== SHORT EXERCISE ==
Retype the lines beneath this one, from the first through the line containing "import matplotlib.pyplot as plt". Pictures are left out.

Records:
* BEGIN *

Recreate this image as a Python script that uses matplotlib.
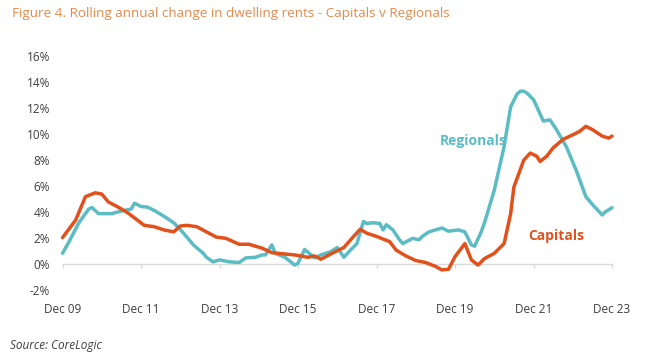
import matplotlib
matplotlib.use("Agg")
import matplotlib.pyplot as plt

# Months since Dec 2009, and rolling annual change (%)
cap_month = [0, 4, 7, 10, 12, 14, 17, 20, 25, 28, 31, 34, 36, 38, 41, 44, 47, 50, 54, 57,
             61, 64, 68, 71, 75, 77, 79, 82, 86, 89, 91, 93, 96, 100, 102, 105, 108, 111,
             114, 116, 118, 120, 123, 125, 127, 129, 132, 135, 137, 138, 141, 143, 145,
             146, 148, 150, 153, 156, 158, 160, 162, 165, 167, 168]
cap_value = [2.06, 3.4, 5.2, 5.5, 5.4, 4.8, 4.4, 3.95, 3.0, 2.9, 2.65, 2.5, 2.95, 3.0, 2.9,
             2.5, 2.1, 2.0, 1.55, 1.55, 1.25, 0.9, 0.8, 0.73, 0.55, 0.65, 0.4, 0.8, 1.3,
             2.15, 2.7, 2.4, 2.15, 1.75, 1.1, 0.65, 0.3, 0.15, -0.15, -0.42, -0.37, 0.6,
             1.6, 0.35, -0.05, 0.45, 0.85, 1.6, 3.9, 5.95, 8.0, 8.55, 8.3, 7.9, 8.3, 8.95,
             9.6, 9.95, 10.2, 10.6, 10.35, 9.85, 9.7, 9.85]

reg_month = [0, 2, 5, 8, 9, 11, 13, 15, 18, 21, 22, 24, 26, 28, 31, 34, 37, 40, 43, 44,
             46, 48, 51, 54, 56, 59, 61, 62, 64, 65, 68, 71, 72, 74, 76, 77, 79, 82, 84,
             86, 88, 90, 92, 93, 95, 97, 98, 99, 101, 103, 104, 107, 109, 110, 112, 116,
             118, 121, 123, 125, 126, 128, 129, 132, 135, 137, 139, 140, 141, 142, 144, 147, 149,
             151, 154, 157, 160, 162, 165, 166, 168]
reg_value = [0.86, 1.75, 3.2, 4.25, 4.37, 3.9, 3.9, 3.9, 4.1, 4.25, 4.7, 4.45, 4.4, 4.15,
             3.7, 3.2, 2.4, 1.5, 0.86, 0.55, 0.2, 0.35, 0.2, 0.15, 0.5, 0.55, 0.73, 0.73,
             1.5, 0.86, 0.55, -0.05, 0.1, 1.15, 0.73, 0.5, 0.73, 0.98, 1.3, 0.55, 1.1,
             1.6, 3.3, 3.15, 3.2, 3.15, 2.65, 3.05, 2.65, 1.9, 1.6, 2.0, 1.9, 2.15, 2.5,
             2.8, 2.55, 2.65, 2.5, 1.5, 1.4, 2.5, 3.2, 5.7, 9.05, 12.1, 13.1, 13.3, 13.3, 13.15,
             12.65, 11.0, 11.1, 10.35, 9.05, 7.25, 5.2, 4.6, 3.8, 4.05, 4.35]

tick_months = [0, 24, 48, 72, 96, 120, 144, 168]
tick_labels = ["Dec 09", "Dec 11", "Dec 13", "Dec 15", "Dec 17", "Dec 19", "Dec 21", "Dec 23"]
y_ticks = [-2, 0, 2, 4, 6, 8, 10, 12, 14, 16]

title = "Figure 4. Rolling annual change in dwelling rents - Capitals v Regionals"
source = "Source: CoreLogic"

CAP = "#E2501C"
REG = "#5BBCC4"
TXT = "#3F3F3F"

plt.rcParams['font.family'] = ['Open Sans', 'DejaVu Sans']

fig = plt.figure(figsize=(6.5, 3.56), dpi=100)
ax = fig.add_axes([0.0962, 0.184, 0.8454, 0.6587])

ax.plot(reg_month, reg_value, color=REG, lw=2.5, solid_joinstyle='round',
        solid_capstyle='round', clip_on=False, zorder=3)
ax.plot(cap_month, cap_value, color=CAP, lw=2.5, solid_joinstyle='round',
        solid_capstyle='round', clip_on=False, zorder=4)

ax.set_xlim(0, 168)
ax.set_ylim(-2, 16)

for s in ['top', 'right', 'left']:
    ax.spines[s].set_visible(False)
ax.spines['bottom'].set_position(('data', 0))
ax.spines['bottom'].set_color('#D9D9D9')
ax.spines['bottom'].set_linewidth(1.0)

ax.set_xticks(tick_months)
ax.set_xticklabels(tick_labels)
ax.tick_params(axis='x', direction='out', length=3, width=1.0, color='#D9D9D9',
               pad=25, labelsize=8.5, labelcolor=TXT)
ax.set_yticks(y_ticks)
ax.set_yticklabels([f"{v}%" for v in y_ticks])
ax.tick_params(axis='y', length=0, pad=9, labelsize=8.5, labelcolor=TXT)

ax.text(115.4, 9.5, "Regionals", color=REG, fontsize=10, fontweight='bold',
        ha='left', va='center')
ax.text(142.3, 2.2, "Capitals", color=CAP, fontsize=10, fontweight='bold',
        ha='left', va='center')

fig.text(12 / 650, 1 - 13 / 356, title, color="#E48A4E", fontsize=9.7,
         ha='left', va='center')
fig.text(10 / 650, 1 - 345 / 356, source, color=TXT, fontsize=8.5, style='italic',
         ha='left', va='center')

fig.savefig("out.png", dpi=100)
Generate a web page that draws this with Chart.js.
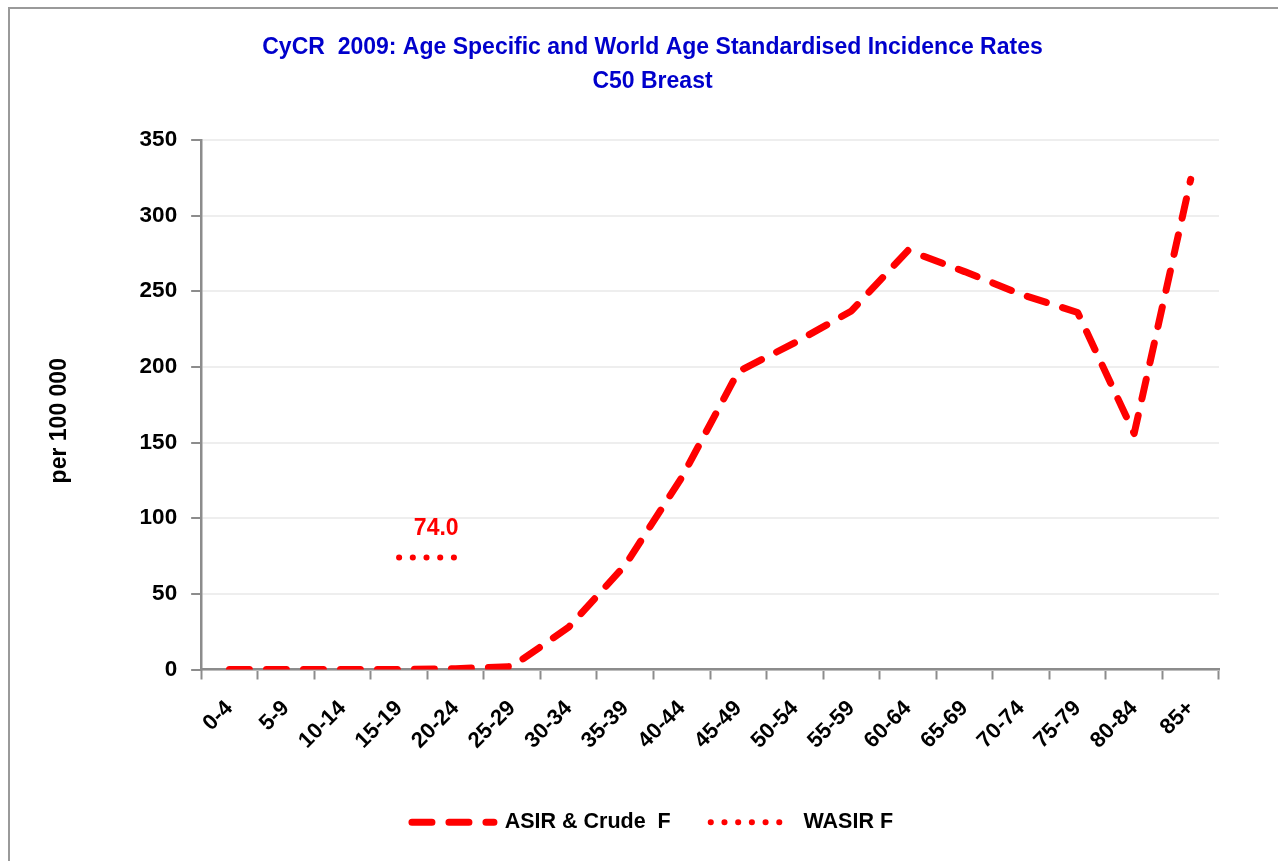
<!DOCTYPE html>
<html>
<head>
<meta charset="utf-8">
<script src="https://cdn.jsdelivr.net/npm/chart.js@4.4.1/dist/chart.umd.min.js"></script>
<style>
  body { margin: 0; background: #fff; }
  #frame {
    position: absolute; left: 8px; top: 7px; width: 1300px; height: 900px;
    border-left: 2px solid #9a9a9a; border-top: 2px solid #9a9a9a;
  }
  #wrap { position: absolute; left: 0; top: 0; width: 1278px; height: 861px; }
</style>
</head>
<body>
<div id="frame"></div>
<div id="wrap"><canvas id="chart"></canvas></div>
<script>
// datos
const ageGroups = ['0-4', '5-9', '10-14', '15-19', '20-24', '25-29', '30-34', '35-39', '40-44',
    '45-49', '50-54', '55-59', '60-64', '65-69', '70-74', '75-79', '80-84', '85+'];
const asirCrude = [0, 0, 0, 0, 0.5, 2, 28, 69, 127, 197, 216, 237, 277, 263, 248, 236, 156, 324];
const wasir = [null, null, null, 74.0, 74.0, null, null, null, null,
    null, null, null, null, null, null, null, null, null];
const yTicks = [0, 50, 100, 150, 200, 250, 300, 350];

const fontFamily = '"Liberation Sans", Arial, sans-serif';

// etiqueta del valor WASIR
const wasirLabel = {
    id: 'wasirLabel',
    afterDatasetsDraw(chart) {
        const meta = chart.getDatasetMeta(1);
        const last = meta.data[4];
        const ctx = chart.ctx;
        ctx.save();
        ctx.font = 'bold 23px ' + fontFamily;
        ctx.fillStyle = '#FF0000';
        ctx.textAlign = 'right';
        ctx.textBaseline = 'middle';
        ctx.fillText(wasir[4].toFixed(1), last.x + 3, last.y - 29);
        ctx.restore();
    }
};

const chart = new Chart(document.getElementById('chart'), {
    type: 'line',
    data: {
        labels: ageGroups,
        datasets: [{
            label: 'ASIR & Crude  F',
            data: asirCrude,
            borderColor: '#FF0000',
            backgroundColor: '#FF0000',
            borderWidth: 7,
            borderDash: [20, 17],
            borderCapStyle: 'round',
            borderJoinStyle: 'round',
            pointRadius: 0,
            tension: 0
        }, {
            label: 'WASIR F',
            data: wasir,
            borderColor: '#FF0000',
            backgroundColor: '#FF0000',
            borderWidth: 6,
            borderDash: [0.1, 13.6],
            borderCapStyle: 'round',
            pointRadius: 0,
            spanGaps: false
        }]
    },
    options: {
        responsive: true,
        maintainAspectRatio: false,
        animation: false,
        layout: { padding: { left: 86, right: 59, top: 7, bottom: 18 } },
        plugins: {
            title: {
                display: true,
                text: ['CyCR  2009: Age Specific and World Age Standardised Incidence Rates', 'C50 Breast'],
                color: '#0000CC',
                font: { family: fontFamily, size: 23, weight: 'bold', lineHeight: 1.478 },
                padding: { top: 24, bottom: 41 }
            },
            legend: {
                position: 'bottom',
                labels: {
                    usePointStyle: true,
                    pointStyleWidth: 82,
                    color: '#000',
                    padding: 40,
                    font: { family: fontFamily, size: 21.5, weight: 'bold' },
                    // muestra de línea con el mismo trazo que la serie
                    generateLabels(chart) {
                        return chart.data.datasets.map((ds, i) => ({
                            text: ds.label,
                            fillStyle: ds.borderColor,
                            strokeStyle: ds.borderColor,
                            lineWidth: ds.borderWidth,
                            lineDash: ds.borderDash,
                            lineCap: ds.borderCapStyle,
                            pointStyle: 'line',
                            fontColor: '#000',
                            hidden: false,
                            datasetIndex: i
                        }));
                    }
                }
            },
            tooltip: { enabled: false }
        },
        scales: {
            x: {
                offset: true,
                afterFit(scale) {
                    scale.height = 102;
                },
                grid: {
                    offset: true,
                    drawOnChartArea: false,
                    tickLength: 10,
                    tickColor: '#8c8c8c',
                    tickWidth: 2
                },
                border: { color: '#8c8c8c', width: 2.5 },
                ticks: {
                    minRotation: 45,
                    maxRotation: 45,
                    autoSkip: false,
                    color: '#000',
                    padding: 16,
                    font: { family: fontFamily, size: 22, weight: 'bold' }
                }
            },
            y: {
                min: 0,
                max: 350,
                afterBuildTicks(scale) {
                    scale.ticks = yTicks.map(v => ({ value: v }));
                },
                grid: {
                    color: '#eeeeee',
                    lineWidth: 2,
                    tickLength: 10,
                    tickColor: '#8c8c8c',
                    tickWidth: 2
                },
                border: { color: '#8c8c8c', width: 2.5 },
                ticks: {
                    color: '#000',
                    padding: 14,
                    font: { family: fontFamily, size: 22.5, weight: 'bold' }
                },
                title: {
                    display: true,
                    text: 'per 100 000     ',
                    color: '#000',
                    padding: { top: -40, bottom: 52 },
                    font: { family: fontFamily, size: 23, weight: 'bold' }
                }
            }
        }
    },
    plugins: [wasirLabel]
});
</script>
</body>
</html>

* END *

== ANSWER TO THE EXERCISE ==
Recreate this image as a Python script that uses matplotlib.
import matplotlib
matplotlib.use("Agg")
import matplotlib.pyplot as plt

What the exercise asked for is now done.